さとうきび品質取引指導者研修会の開催について
最終更新日:2020年11月2日
那覇事務所 大塚 健太郎
令和2年10月27日(火)、沖縄県沖縄市の沖縄市農民研修センターにおいて、公益社団法人沖縄県糖業振興協会(以下「糖振協」という)が主催する「さとうきび品質取引指導者研修会」が開催された。この研修会には、JA、製糖企業、県および市町村の関連職員など約30名が参加した。
さとうきびの品質取引とは?
製糖工場では、生産者からのさとうきびを搬入する際に、トラックで運ばれてきたさとうきびの山からサンプルを取り出し、トラッシュ(葉や病害虫などにより傷んで砂糖にならない部分等)を除いた原料茎(清浄原料と呼ばれる)に含まれる砂糖分の割合を甘蔗糖度として測定している。この結果に基づいて、さとうきびの買入単価が決まり、これと原料重量により算定された原料代が生産者に支払われている。これを品質取引と呼んでいる。

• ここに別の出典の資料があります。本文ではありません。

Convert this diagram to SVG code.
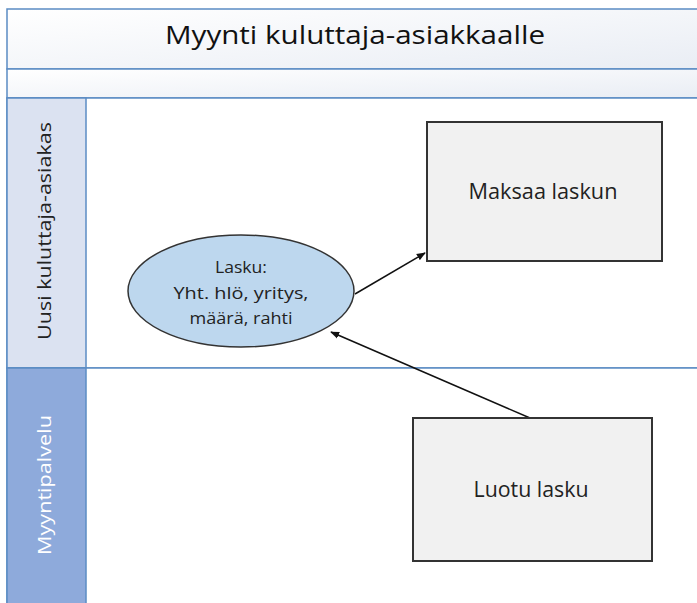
<svg xmlns="http://www.w3.org/2000/svg" width="697" height="603" viewBox="0 0 697 603">
  <defs>
    <linearGradient id="band" x1="0" y1="0" x2="1" y2="1">
      <stop offset="0" stop-color="#ffffff"/>
      <stop offset="1" stop-color="#e9edf4"/>
    </linearGradient>
    <marker id="arrow" viewBox="0 0 10 10" refX="9" refY="5" markerWidth="9" markerHeight="9" orient="auto" markerUnits="userSpaceOnUse">
      <path d="M0,1 L10,5 L0,9 Z" fill="#111"/>
    </marker>
    <style>
      .frame { stroke: #5b8cc4; stroke-width: 1.5; }
      .txt { font-family: "Open Sans", "Liberation Sans", sans-serif; fill: #222; }
      .box { fill: #f1f1f1; stroke: #333; stroke-width: 2; }
      .conn { stroke: #111; stroke-width: 1.5; fill: none; marker-end: url(#arrow); }
    </style>
  </defs>
  <rect width="697" height="603" fill="#ffffff"/>

  <!-- pool frame -->
  <g id="pool">
    <rect x="7" y="9" width="700" height="60" fill="url(#band)" class="frame"/>
    <rect x="7" y="69" width="700" height="29" fill="url(#band)" class="frame"/>
    <text x="355" y="44" text-anchor="middle" class="txt" font-size="25" textLength="380" lengthAdjust="spacingAndGlyphs" style="fill:#111">Myynti kuluttaja-asiakkaalle</text>
  </g>

  <g id="lane-asiakas">
    <rect x="7" y="98" width="700" height="270" fill="#ffffff" class="frame"/>
    <rect x="7" y="98" width="79" height="270" fill="#dbe2f1" class="frame"/>
    <text transform="translate(51,231) rotate(-90)" text-anchor="middle" class="txt" font-size="19" textLength="218" lengthAdjust="spacingAndGlyphs">Uusi kuluttaja-asiakas</text>
  </g>

  <g id="lane-myyntipalvelu">
    <rect x="7" y="368" width="700" height="245" fill="#ffffff" class="frame"/>
    <rect x="7" y="368" width="79" height="245" fill="#8eaadb" class="frame"/>
    <text transform="translate(51,485) rotate(-90)" text-anchor="middle" class="txt" font-size="19" textLength="140" lengthAdjust="spacingAndGlyphs" style="fill:#ffffff">Myyntipalvelu</text>
  </g>

  <!-- connectors -->
  <g id="connectors">
    <line x1="355" y1="294" x2="425" y2="253" class="conn"/>
    <line x1="530" y1="418" x2="331" y2="332" class="conn"/>
  </g>

  <g id="node-lasku">
    <ellipse cx="241" cy="291" rx="113" ry="56" fill="#bdd7ee" stroke="#333" stroke-width="1.5"/>
    <text x="241" y="273" text-anchor="middle" class="txt" font-size="17" textLength="52" lengthAdjust="spacingAndGlyphs">Lasku:</text>
    <text x="241" y="299" text-anchor="middle" class="txt" font-size="17" textLength="135" lengthAdjust="spacingAndGlyphs">Yht. hlö, yritys,</text>
    <text x="241" y="324" text-anchor="middle" class="txt" font-size="17" textLength="103" lengthAdjust="spacingAndGlyphs">määrä, rahti</text>
  </g>

  <g id="node-maksaa">
    <rect x="427" y="122" width="235" height="139" class="box"/>
    <text x="543" y="199" text-anchor="middle" class="txt" font-size="21" textLength="149" lengthAdjust="spacingAndGlyphs">Maksaa laskun</text>
  </g>

  <g id="node-luotu">
    <rect x="413" y="418" width="239" height="143" class="box"/>
    <text x="531" y="497" text-anchor="middle" class="txt" font-size="21" textLength="115" lengthAdjust="spacingAndGlyphs">Luotu lasku</text>
  </g>
</svg>
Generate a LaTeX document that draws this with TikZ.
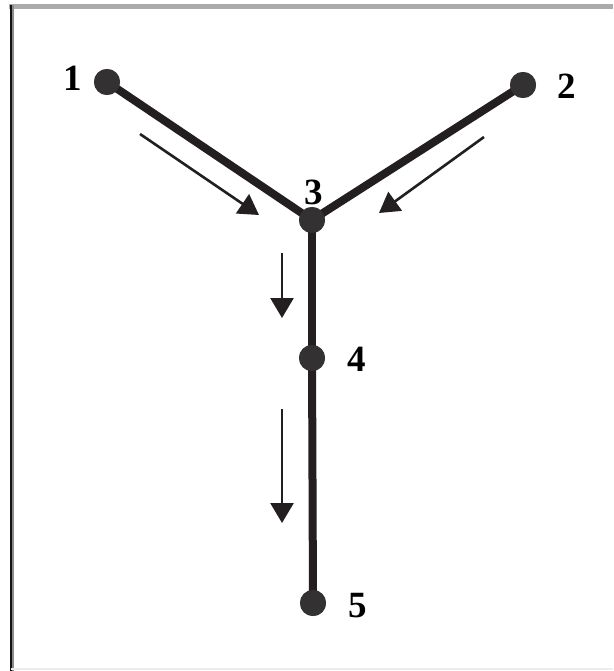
\documentclass[tikz,border=0pt]{standalone}
\usepackage{fontspec}
\setmainfont{Liberation Serif}
\usetikzlibrary{arrows.meta}
\definecolor{ink}{HTML}{231F20}
\definecolor{dotc}{HTML}{333131}
\begin{document}
\begin{tikzpicture}[x=1pt,y=-1pt,
  dotnode/.style={circle,fill=dotc,draw=none,minimum size=26pt,inner sep=0pt},
  lbl/.style={font=\fontsize{37}{40}\selectfont\bfseries,text=black,inner sep=0pt},
  pipe/.style={draw=ink,line width=8pt},
  flow/.style={draw=ink,line width=2.6pt,-{Triangle[length=20pt,width=23pt]}}]
\useasboundingbox (0,0) rectangle (613,671);
\fill[white] (0,0) rectangle (613,671);
% frame
\draw[color=black!33,line width=4.5pt] (9,6.5) -- (613,6.5);
\draw[color=black!93!white,line width=2pt] (11,5) -- (11,671);
\draw[color=black!45,line width=1.5pt] (13,5) -- (13,671);
\draw[color=black!7,line width=2pt] (11,669) -- (613,669);
% nodes
\node[dotnode] (n1) at (107,82) {};
\node[dotnode] (n2) at (523,85) {};
\node[dotnode] (n3) at (312,220) {};
\node[dotnode] (n4) at (312,358) {};
\node[dotnode] (n5) at (313,603) {};
% pipes
\draw[pipe] (n1.center) -- (n3.center);
\draw[pipe] (n2.center) -- (n3.center);
\draw[pipe] (n3.center) -- (n4.center);
\draw[pipe] (n4.center) -- (n5.center);
\foreach \n in {n1,n2,n3,n4,n5} \fill[dotc] (\n) circle (13pt);
% labels
\node[lbl] (l1) at (73,78) {1};
\node[lbl] (l2) at (567,86) {2};
\node[lbl] (l3) at (314,192) {3};
\node[lbl] (l4) at (357,359) {4};
\node[lbl] (l5) at (358,606) {5};
% flow arrows
\coordinate (a1s) at (140,134);
\coordinate (a1e) at (259,215);
\coordinate (a2s) at (484,137);
\coordinate (a2e) at (379,213);
\coordinate (a3s) at (282,253);
\coordinate (a3e) at (282,318);
\coordinate (a4s) at (282,409);
\coordinate (a4e) at (282,523);
\draw[flow] (a1s) -- (a1e);
\draw[flow] (a2s) -- (a2e);
\draw[flow] (a3s) -- (a3e);
\draw[flow] (a4s) -- (a4e);
\end{tikzpicture}
\end{document}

甘蔗糖度によってさとうきびの買入単価および当機構がさとうきび生産者に交付している甘味資源作物交付金の単価が決まるため、品質取引は、製糖工場、生産者双方にとって収支に直結する重要な工程である。
この品質取引制度は平成6年に導入された。それ以前は、重量による買上げであったが、品質取引制度の導入により甘蔗糖度によって単価が変わるため、生産者にとってより高品質なさとうきびを生産するためのインセンティブとなっている。
サンプルを採取する設備(2020年2月撮影)
採取されたサンプル(2020年2月撮影)
研修会の概要
糖振協は、さとうきび品質取引制度の円滑な運営を推進することを目的に設立された法人であり、現在はさとうきびの生産振興、分蜜糖振興対策および含蜜糖振興対策を推進する業務も担っている。品質取引においては、沖縄県さとうきび品質取引実施要綱およびさとうきび品質測定に係る問題処理要領により、さとうきびの品質測定方法などについて定めるとともに、毎年、この研修会を実施している。また、各製糖工場に立会人を設置し、公平かつ適正な品質取引を推進している。

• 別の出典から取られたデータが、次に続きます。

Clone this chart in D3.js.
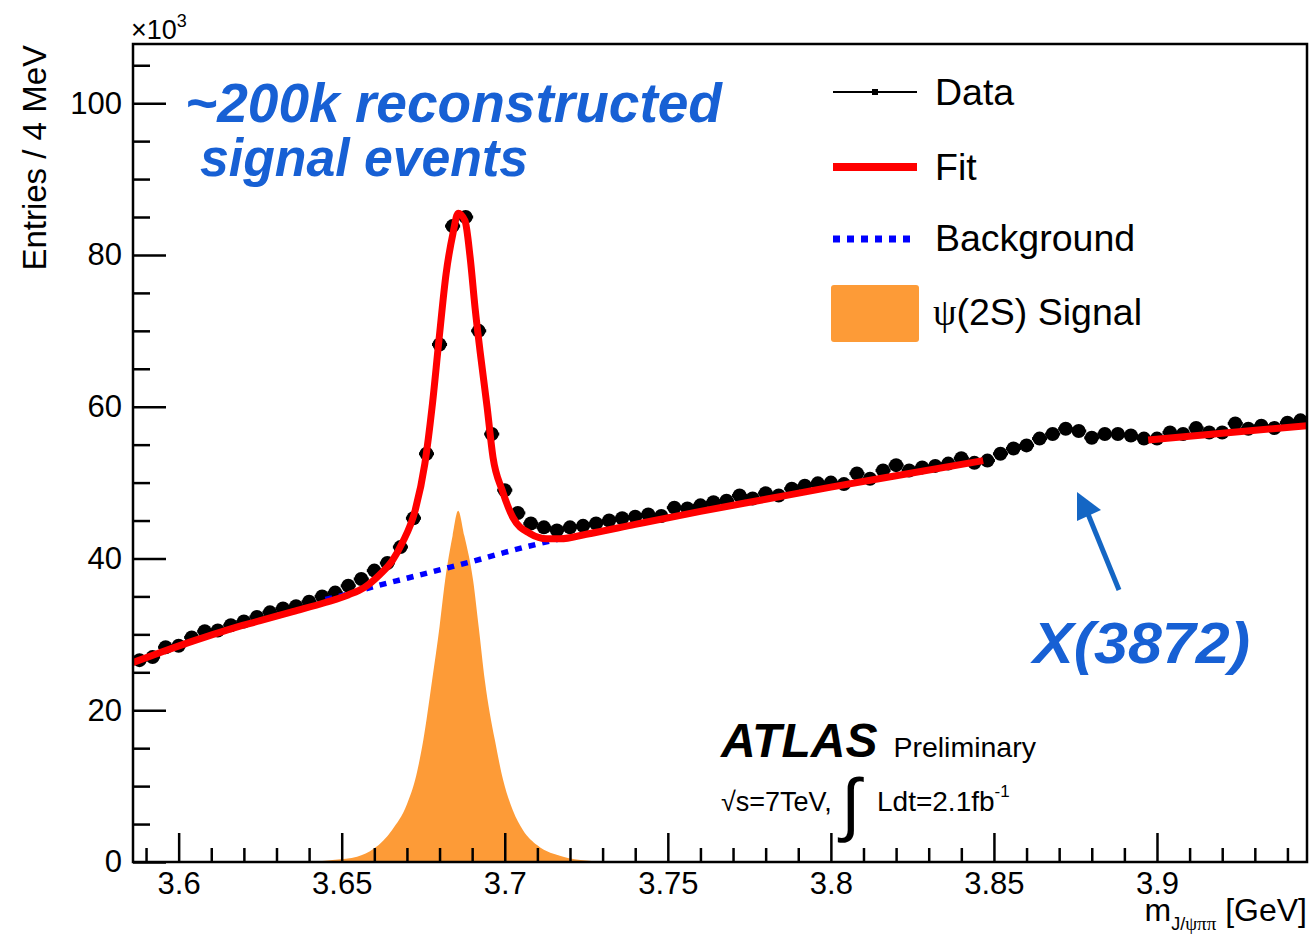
<!DOCTYPE html>
<html><head><meta charset="utf-8">
<script src="https://cdn.jsdelivr.net/npm/d3@7"></script>
<style>
body{margin:0;background:#fff}
svg{display:block}
text{font-family:"Liberation Sans",Arial,Helvetica,sans-serif;fill:#000}
</style>
</head><body>
<svg id="c" width="1311" height="937"></svg>
<script>
// ---------- data (values in units of 10^3 entries / 4 MeV) ----------
const massCenters = [
3.588,3.592,3.596,3.600,3.604,3.608,3.612,3.616,3.620,3.624,
3.628,3.632,3.636,3.640,3.644,3.648,3.652,3.656,3.660,3.664,
3.668,3.672,3.676,3.680,3.684,3.688,3.692,3.696,3.700,3.704,
3.708,3.712,3.716,3.720,3.724,3.728,3.732,3.736,3.740,3.744,
3.748,3.752,3.756,3.760,3.764,3.768,3.772,3.776,3.780,3.784,
3.788,3.792,3.796,3.800,3.804,3.808,3.812,3.816,3.820,3.824,
3.828,3.832,3.836,3.840,3.844,3.848,3.852,3.856,3.860,3.864,
3.868,3.872,3.876,3.880,3.884,3.888,3.892,3.896,3.900,3.904,
3.908,3.912,3.916,3.920,3.924,3.928,3.932,3.936,3.940,3.944];
const dataCounts = [
26.6,27.0,28.3,28.5,29.6,30.4,30.5,31.2,31.7,32.3,
32.9,33.4,33.7,34.3,35.0,35.5,36.4,37.3,38.4,39.4,
41.5,45.3,53.8,68.2,83.8,85.0,70.0,56.4,49.0,46.0,
44.6,44.1,43.7,44.1,44.3,44.6,45.0,45.3,45.5,45.8,
45.6,46.7,46.6,47.0,47.4,47.6,48.3,47.9,48.6,48.3,
49.2,49.6,49.9,50.0,49.8,51.2,50.5,51.6,52.3,51.6,
52.0,52.2,52.5,53.2,52.6,52.9,53.8,54.5,54.9,55.8,
56.4,57.1,56.8,55.9,56.4,56.4,56.2,55.8,55.8,56.6,
56.4,57.2,56.6,56.6,57.8,57.1,57.5,57.2,57.9,58.2];
const binWidth = 0.004;

// fit (left range)
const fitMassA = [3.586,3.595,3.605,3.615,3.625,3.635,3.645,3.652,3.657,3.6617,3.6655,3.6685,3.6725,3.6755,3.6777,3.6798,3.6820,3.6841,3.6857,3.6878,3.6894,3.6909,3.6924,3.6946,3.6964,3.6992,3.7025,3.7077,3.7130,3.7170,3.7250,3.7400,3.7600,3.7800,3.8000,3.8200,3.8467];
const fitValsA = [26.3,27.7,29.2,30.6,31.8,33.0,34.2,35.2,36.2,37.9,39.7,42.0,46.3,52.5,59.9,68.7,77.5,82.8,85.5,84.5,79.6,73.0,67.4,59.9,53.3,49.0,45.4,43.3,42.6,42.6,43.2,44.5,46.2,47.8,49.4,50.9,52.9];
// fit (right range)
const fitMassB = [3.8973,3.9200,3.9460];
const fitValsB = [55.6,56.5,57.5];

// background (visible part)
const bgMass = [3.645,3.650,3.660,3.670,3.680,3.690,3.700,3.710,3.718];
const bgVals = [34.6,35.1,36.3,37.4,38.5,39.6,40.8,41.9,42.7];

// psi(2S) signal
const sigMass = [3.640,3.648,3.6547,3.660,3.6654,3.670,3.6725,3.675,3.6777,3.680,3.6817,3.684,3.6857,3.6876,3.6903,3.692,3.6939,3.697,3.6995,3.7025,3.7056,3.710,3.7179,3.725,3.735];
const sigVals = [0,0.3,0.7,1.8,4.2,7.6,10.8,16.0,23.9,31.0,37.1,43.0,46.3,43.0,37.1,31.0,23.9,16.0,10.8,6.8,4.2,2.2,0.7,0.2,0];

// axes
const yMajor = [0,20,40,60,80,100];
const yTickLabels = ["0","20","40","60","80","100"];
const yMinor = [5,10,15,25,30,35,45,50,55,65,70,75,85,90,95,105];
const xMajor = [3.6,3.65,3.7,3.75,3.8,3.85,3.9];
const xTickLabels = ["3.6","3.65","3.7","3.75","3.8","3.85","3.9"];
const xMinor = [3.59,3.61,3.62,3.63,3.64,3.66,3.67,3.68,3.69,3.71,3.72,3.73,3.74,3.76,3.77,3.78,3.79,3.81,3.82,3.83,3.84,3.86,3.87,3.88,3.89,3.91,3.92,3.93,3.94];

// ---------- layout ----------
const L=133, R=1307, T=44, B=862;
const svg = d3.select("#c");
const x = d3.scaleLinear().domain([3.586,3.946]).range([L,R]);
const y = d3.scaleLinear().domain([0,107.8]).range([B,T]);

svg.append("defs").append("clipPath").attr("id","clip")
  .append("rect").attr("x",L).attr("y",T).attr("width",R-L).attr("height",B-T);
const plot = svg.append("g").attr("clip-path","url(#clip)");

// signal
const sig = sigMass.map((m,i)=>[m,sigVals[i]]);
plot.append("path").datum(sig)
  .attr("d", d3.area().x(d=>x(d[0])).y0(y(0)).y1(d=>y(d[1])).curve(d3.curveMonotoneX))
  .attr("fill","#fd9b37");

// data
const pts = massCenters.map((m,i)=>({m, v:dataCounts[i]}));
const gd = plot.append("g");
gd.selectAll("line.eb").data(pts).join("line")
  .attr("x1",d=>x(d.m-binWidth/2)-1).attr("x2",d=>x(d.m+binWidth/2)+1)
  .attr("y1",d=>y(d.v)).attr("y2",d=>y(d.v))
  .attr("stroke","#000").attr("stroke-width",3);
gd.selectAll("circle").data(pts).join("circle")
  .attr("cx",d=>x(d.m)).attr("cy",d=>y(d.v)).attr("r",7).attr("fill","#000");

// background
const line = d3.line().x(d=>x(d[0])).y(d=>y(d[1])).curve(d3.curveMonotoneX);
plot.append("path").datum(bgMass.map((m,i)=>[m,bgVals[i]]))
  .attr("d",line).attr("fill","none").attr("stroke","#0000ff")
  .attr("stroke-width",5.5).attr("stroke-dasharray","7,7");

// fit
[[fitMassA,fitValsA],[fitMassB,fitValsB]].forEach(([ms,vs])=>{
  plot.append("path").datum(ms.map((m,i)=>[m,vs[i]]))
    .attr("d",line).attr("fill","none").attr("stroke","#ff0000")
    .attr("stroke-width",7).attr("stroke-linejoin","round");
});

// axes
function styleAxis(g){
  g.select(".domain").remove();
  g.selectAll(".tick line").attr("stroke","#000").attr("stroke-width",2.5);
  g.selectAll(".tick text").attr("font-size",31).attr("fill","#000")
   .attr("font-family",'"Liberation Sans",Arial,sans-serif');
}
svg.append("g").attr("transform",`translate(${L},0)`)
  .call(d3.axisLeft(y).tickValues(yMajor).tickSizeInner(-33).tickSizeOuter(0).tickPadding(11)
    .tickFormat((d,i)=>yTickLabels[i])).call(styleAxis);
svg.append("g").attr("transform",`translate(${L},0)`)
  .call(d3.axisLeft(y).tickValues(yMinor).tickSizeInner(-17).tickSizeOuter(0).tickFormat(()=>"")).call(styleAxis);
svg.append("g").attr("transform",`translate(0,${B})`)
  .call(d3.axisBottom(x).tickValues(xMajor).tickSizeInner(-29).tickSizeOuter(0).tickPadding(10)
    .tickFormat((d,i)=>xTickLabels[i])).call(styleAxis);
svg.append("g").attr("transform",`translate(0,${B})`)
  .call(d3.axisBottom(x).tickValues(xMinor).tickSizeInner(-14).tickSizeOuter(0).tickFormat(()=>"")).call(styleAxis);

// frame
svg.append("rect").attr("x",L).attr("y",T).attr("width",R-L).attr("height",B-T)
  .attr("fill","none").attr("stroke","#000").attr("stroke-width",2.5);

// exponent
const ex = svg.append("text").attr("x",131).attr("y",39).attr("font-size",27);
ex.append("tspan").text("×10");
ex.append("tspan").attr("font-size",18).attr("dy",-12).text("3");

// axis titles
svg.append("text").attr("transform","translate(46,45) rotate(-90)")
  .attr("text-anchor","end").attr("font-size",33).text("Entries / 4 MeV");
const xt = svg.append("text").attr("x",R).attr("y",921).attr("text-anchor","end").attr("font-size",32);
xt.append("tspan").text("m");
xt.append("tspan").attr("font-size",18).attr("dy",9).text("J/");
xt.append("tspan").attr("font-size",19).attr("font-family",'"Liberation Serif",serif').text("ψππ");
xt.append("tspan").attr("dy",-9).text(" [GeV]");

// legend
const lg = svg.append("g");
lg.append("line").attr("x1",833).attr("x2",917).attr("y1",92).attr("y2",92).attr("stroke","#000").attr("stroke-width",2);
lg.append("rect").attr("x",872).attr("y",89).attr("width",6).attr("height",6).attr("fill","#000");
lg.append("line").attr("x1",833).attr("x2",917).attr("y1",167).attr("y2",167).attr("stroke","#ff0000").attr("stroke-width",8);
lg.append("line").attr("x1",833).attr("x2",917).attr("y1",239).attr("y2",239).attr("stroke","#0000ff").attr("stroke-width",7).attr("stroke-dasharray","7,7");
lg.append("rect").attr("x",831).attr("y",285).attr("width",88).attr("height",57).attr("rx",3).attr("fill","#fd9b37");
const legText = [["Data",105],["Fit",180],["Background",251]];
legText.forEach(([t,yy])=>lg.append("text").attr("x",935).attr("y",yy).attr("font-size",37.5).text(t));
const ls = lg.append("text").attr("x",933).attr("y",325).attr("font-size",37.5);
ls.append("tspan").attr("font-family",'"Liberation Serif",serif').text("ψ");
ls.append("tspan").text("(2S) Signal");

// ATLAS label
const at = svg.append("text").attr("x",721).attr("y",757);
at.append("tspan").attr("font-size",48).attr("font-weight","bold").attr("font-style","italic").text("ATLAS");
at.append("tspan").attr("font-size",28.5).attr("dx",16).text("Preliminary");
svg.append("text").attr("x",721).attr("y",811).attr("font-size",27).text("√s=7TeV,");
svg.append("text").attr("x",841).attr("y",828).attr("font-size",70).attr("font-family",'"DejaVu Serif",serif').text("∫");
const ld = svg.append("text").attr("x",877).attr("y",811).attr("font-size",28);
ld.append("tspan").text("Ldt=2.1fb");
ld.append("tspan").attr("font-size",17).attr("dy",-14).text("-1");

// annotations
const blue = "#1760d4";
function annText(tx,xx,yy,fs,len){
  return svg.append("text").attr("x",xx).attr("y",yy).attr("font-size",fs)
    .attr("font-family",'"Open Sans",sans-serif').attr("font-weight","bold").attr("font-style","italic")
    .attr("textLength",len).attr("lengthAdjust","spacingAndGlyphs")
    .style("fill",blue).text(tx);
}
annText("~200k reconstructed",185,122,55,537);
annText("signal events",200,176,54,328);
annText("X(3872)",1033,663,57,217);

// arrow
const arrowC = "#1466c4";
svg.append("line").attr("x1",1119).attr("y1",590).attr("x2",1088).attr("y2",514)
  .attr("stroke",arrowC).attr("stroke-width",5);
svg.append("polygon").attr("points","1077,492 1101,510 1077,521").attr("fill",arrowC);
</script>
</body></html>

今回の研修会では、糖振協の担当者より、さとうきび産業に携わる者を対象に、これらの要綱・要領に基づき、サンプルの採取方法、甘蔗糖度の測定方法、問題発生時の処理方法など、さとうきびの品質取引制度がどのように運用されているのかについて説明があった。

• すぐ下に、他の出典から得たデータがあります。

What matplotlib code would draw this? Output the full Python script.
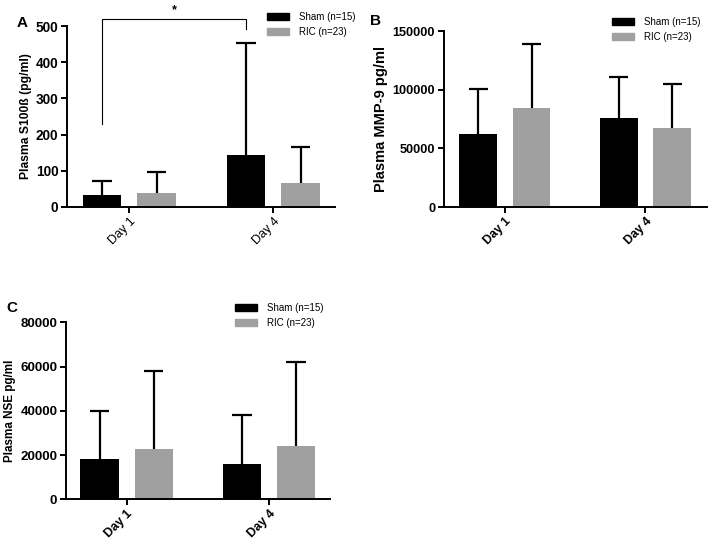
import matplotlib
matplotlib.use("Agg")
import matplotlib.pyplot as plt
import numpy as np
from matplotlib.patches import Patch

plt.rcParams['font.family'] = ['Liberation Sans', 'DejaVu Sans']

days = ["Day 1", "Day 4"]
groups = ["Sham (n=15)", "RIC (n=23)"]
colors = ["#000000", "#A0A0A0"]

s100_sham = [33, 145]
s100_sham_sd = [39, 309]
s100_ric = [39, 66]
s100_ric_sd = [57, 101]

mmp_sham = [61900, 76100]
mmp_sham_sd = [38400, 34700]
mmp_ric = [84100, 67600]
mmp_ric_sd = [54800, 36900]

nse_sham = [18100, 16000]
nse_sham_sd = [21700, 22000]
nse_ric = [22800, 24000]
nse_ric_sd = [35200, 38100]

W, H = 709, 544
fig = plt.figure(figsize=(W / 100, H / 100), dpi=100)


def axrect(l, r, b, t):
    return [l / W, 1 - b / H, (r - l) / W, (b - t) / H]


def panel(ax, sham, sham_sd, ric, ric_sd, ymax, yticks, ylabel, xlim, xbold, xfs, yfs, ylfs):
    x = np.arange(len(days))
    off, w = 0.19, 0.27
    for vals, sds, c, sgn in [(sham, sham_sd, colors[0], -1), (ric, ric_sd, colors[1], 1)]:
        xs = x + sgn * off
        vals = np.array(vals)
        sds = np.array(sds)
        ax.bar(xs, vals, w, color=c, zorder=2)
        ax.vlines(xs, vals, vals + sds, color='black', lw=1.6, zorder=3)
        ax.hlines(vals + sds, xs - w * 0.25, xs + w * 0.25, color='black', lw=1.6, zorder=3)
    ax.set_xlim(*xlim)
    ax.set_ylim(0, ymax)
    ax.set_yticks(yticks)
    ax.set_yticklabels([str(v) for v in yticks], fontsize=yfs, fontweight='bold')
    ax.set_xticks(x)
    ax.set_xticklabels(days, rotation=45, ha='right', rotation_mode='anchor',
                       fontsize=xfs, fontweight='bold' if xbold else 'normal')
    ax.set_ylabel(ylabel, fontsize=ylfs, fontweight='bold', labelpad=3)
    for s in ['top', 'right']:
        ax.spines[s].set_visible(False)
    for s in ['left', 'bottom']:
        ax.spines[s].set_linewidth(1.4)
    ax.tick_params(axis='both', width=1.4, length=4, direction='out', pad=2)


def legend(ax, x, y):
    handles = [Patch(facecolor=c, edgecolor=c) for c in colors]
    ax.legend(handles, groups, loc='upper left', bbox_to_anchor=(x / W, 1 - y / H),
              bbox_transform=fig.transFigure, frameon=False, fontsize=7,
              handlelength=2.3, handleheight=0.75, handletextpad=1.0,
              labelspacing=0.5, borderpad=0, borderaxespad=0)


# Panel A
axA = fig.add_axes(axrect(66.7, 335, 207, 26))
panel(axA, s100_sham, s100_sham_sd, s100_ric, s100_ric_sd, 500, [0, 100, 200, 300, 400, 500],
      "Plasma S100ß (pg/ml)", (-0.435, 1.428), False, 9, 9.8, 8.7)
axA.plot([-0.19, -0.19, 0.81, 0.81], [228, 519, 519, 491], color='black', lw=0.8, clip_on=False)
axA.text(0.31, 545, "*", ha='center', va='center', fontsize=9, fontweight='bold')
legend(axA, 266.7, 12)
fig.text(21.7 / W, 1 - 22.7 / H, "A", fontsize=11, fontweight='bold', ha='center', va='center')

# Panel B
axB = fig.add_axes(axrect(443.5, 706.7, 207, 31))
panel(axB, mmp_sham, mmp_sham_sd, mmp_ric, mmp_ric_sd, 150000, [0, 50000, 100000, 150000],
      "Plasma MMP-9 pg/ml", (-0.436, 1.436), True, 8.8, 9.2, 10.5)
legend(axB, 611.7, 17)
fig.text(376 / W, 1 - 21 / H, "B", fontsize=11, fontweight='bold', ha='center', va='center')

# Panel C
axC = fig.add_axes(axrect(65.7, 330, 499.3, 322.3))
panel(axC, nse_sham, nse_sham_sd, nse_ric, nse_ric_sd, 80000, [0, 20000, 40000, 60000, 80000],
      "Plasma NSE pg/ml", (-0.429, 1.429), True, 9, 9.6, 8.4)
legend(axC, 235, 303)
fig.text(11.7 / W, 1 - 308 / H, "C", fontsize=11, fontweight='bold', ha='center', va='center')

fig.savefig("out.png", dpi=100)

参加者は真剣に耳を傾け、研修会終了後には熱心に質問をする姿が見受けられた。
研修会の様子
沖縄県では、例年、12月ごろからさとうきびの収穫がはじまり、製糖期が開始する。このような研修を通じて、令和2年産のさとうきびについても引き続き適正かつ円滑に品質取引制度が実施されることを期待するとともに、当機構としては、交付金制度の適正かつ円滑な実施に努めてまいりたい。